I was at Game 5 of the Yankees-Mariners series a few years ago, when the Yanks came back to win the series. 60,000 maniac fans were screaming the whole time, and all I could do was look at my watch. Three hours in, and it was the bottom of the sixth. I told my buddy, "You know, a soccer game would have been over for an hour." He wasn't amused.
posted by stargell at 12:12 PM on September 4, 2008


I should point out that I tend to watch baseball games time-shifted after work, which means I get through them myself in under two hours (I ffwd pitch to pitch).

But what I like about the lack of a clock is that the game has to play itself out on its own terms, not what amounts to an arbitrary time constraint. It tells me it's just a better overall design for a sport.
posted by Doctor Suarez at 12:35 PM on September 4, 2008


I'd extend pdb's attention-span theory, and say that the difference between soccer and American sports is about medium-term drama.

In American football, a drive may take several minutes. Generally, a team will slowly battle its way down the field, and at every yard the likelihood of scoring increases. At a smaller scale, the four-down system creates a minute-by-minute drama.
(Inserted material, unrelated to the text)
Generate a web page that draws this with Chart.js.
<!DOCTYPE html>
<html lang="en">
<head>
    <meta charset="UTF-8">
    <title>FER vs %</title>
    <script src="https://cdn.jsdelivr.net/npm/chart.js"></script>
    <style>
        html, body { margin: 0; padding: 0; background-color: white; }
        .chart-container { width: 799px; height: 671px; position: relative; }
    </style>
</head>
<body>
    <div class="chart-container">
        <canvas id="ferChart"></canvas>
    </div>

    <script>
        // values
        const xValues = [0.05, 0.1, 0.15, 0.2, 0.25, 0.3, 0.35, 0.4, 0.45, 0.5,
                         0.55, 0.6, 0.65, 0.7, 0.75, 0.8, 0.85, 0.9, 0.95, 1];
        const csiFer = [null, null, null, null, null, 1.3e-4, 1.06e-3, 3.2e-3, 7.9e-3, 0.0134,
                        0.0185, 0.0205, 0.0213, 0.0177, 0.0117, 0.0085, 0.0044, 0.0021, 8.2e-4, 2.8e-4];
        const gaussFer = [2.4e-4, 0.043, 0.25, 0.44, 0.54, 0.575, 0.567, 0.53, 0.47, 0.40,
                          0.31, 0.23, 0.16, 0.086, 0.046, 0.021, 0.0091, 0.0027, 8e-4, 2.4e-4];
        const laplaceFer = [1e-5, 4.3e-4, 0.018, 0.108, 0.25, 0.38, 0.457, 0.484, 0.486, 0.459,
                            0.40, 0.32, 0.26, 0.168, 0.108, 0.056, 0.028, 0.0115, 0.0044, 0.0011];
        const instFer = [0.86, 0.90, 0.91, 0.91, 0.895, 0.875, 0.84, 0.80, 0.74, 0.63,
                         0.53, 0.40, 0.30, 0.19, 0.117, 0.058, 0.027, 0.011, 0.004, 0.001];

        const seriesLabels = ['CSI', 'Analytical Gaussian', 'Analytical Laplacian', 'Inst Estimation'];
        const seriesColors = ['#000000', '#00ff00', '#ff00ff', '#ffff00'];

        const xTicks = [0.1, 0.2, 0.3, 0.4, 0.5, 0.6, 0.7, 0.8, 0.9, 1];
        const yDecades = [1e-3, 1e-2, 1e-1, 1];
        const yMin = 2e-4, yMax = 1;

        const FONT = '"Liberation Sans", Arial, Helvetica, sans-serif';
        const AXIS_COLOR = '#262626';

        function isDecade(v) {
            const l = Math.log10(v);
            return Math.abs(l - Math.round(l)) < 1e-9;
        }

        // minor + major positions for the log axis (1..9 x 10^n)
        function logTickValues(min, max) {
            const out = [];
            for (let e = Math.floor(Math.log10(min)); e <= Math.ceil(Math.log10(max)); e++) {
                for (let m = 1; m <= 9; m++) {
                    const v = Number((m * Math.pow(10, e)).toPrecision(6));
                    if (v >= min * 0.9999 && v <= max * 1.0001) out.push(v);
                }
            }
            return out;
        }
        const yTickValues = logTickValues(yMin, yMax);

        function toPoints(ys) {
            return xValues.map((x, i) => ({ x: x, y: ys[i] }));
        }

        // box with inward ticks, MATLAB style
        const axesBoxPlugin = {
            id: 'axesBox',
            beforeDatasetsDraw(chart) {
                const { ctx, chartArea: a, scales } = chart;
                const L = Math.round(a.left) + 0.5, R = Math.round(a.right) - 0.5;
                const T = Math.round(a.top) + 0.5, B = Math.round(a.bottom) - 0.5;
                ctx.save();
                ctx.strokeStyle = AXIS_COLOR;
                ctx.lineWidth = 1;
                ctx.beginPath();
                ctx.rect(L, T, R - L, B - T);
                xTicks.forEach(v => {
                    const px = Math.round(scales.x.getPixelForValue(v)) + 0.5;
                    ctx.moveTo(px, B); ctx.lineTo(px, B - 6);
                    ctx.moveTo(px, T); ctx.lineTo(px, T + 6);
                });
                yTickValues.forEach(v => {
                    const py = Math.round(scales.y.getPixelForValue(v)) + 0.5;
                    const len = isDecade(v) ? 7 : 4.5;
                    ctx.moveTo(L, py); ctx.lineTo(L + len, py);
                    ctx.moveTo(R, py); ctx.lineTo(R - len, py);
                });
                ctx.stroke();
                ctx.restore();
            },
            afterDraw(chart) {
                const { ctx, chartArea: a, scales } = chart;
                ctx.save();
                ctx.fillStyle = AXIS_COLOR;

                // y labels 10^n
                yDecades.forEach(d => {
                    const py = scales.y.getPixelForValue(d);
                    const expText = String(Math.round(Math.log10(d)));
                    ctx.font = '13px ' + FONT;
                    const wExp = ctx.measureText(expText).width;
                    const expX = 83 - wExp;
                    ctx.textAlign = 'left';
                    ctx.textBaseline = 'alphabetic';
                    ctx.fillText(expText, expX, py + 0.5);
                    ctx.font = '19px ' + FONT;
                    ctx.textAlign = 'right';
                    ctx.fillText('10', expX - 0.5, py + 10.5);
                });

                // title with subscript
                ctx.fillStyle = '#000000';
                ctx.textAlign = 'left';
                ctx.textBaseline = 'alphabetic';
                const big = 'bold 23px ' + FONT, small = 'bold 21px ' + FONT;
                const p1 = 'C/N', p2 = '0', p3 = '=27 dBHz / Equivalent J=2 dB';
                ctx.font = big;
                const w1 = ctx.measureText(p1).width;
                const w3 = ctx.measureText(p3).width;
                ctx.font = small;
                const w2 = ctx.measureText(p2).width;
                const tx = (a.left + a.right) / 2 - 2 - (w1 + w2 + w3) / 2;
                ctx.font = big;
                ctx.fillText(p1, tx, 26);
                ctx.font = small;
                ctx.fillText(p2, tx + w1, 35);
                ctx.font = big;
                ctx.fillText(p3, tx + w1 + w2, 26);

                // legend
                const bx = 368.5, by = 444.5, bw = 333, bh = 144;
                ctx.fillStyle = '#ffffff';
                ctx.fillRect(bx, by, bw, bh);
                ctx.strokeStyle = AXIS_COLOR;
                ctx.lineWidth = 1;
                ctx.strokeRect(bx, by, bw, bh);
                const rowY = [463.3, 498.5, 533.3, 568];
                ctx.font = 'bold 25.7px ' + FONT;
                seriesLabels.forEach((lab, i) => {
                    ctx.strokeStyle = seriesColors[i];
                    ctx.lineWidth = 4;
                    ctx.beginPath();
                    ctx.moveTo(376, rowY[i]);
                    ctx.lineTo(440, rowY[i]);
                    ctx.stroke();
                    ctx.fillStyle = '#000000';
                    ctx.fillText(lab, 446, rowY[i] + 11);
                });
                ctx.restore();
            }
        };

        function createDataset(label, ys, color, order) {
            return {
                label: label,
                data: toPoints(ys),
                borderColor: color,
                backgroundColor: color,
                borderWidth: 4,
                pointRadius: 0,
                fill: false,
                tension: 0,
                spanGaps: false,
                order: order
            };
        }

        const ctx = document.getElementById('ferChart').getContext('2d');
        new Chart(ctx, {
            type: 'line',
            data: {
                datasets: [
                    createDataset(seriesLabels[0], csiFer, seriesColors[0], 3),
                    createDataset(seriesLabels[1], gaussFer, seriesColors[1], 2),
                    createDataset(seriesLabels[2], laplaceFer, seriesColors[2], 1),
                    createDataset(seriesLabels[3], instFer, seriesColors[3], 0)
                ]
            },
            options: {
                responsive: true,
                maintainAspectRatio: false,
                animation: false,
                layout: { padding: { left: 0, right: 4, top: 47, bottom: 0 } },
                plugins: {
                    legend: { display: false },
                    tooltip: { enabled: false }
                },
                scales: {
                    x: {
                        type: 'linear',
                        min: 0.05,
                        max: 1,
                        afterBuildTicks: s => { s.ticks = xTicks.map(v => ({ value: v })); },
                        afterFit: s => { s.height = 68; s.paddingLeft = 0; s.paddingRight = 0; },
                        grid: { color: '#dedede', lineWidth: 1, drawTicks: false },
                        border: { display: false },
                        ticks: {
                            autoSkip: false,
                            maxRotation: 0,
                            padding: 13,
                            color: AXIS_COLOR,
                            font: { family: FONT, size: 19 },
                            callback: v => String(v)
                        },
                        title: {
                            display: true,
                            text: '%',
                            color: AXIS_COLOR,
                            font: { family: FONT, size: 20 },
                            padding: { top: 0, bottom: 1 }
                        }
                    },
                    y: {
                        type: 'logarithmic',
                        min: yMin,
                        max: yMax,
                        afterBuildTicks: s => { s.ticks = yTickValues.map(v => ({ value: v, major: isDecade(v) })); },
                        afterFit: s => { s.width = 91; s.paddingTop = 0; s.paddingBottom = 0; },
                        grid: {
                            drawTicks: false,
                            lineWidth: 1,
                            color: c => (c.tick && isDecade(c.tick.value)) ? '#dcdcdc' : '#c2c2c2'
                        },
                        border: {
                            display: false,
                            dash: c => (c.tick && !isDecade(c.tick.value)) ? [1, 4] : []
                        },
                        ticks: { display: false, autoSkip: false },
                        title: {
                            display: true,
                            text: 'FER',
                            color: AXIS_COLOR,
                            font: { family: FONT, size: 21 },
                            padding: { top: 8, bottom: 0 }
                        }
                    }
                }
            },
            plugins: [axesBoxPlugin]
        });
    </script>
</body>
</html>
In baseball, similarly, success builds on itself. A team with men on base with no outs is poised to score. Again at the smaller scale, each batter has a little mini-drama as the strikes and balls accumulate.

In any high-scoring game, there's a constant flux to the game as the lead changes hands.

In all of these, there is extended drama. Tension can rise and fall over a period of minutes.

In soccer, on the other hand, a play usually lasts about 30 seconds start-to-finish, the most promising play almost always fizzles into nothingness, and scoring often comes out of nowhere and is over in an instant.

This isn't necessarily bad, but it is very different, and I think it's one reason that soccer hasn't caught on so much as a spectator sport in the US.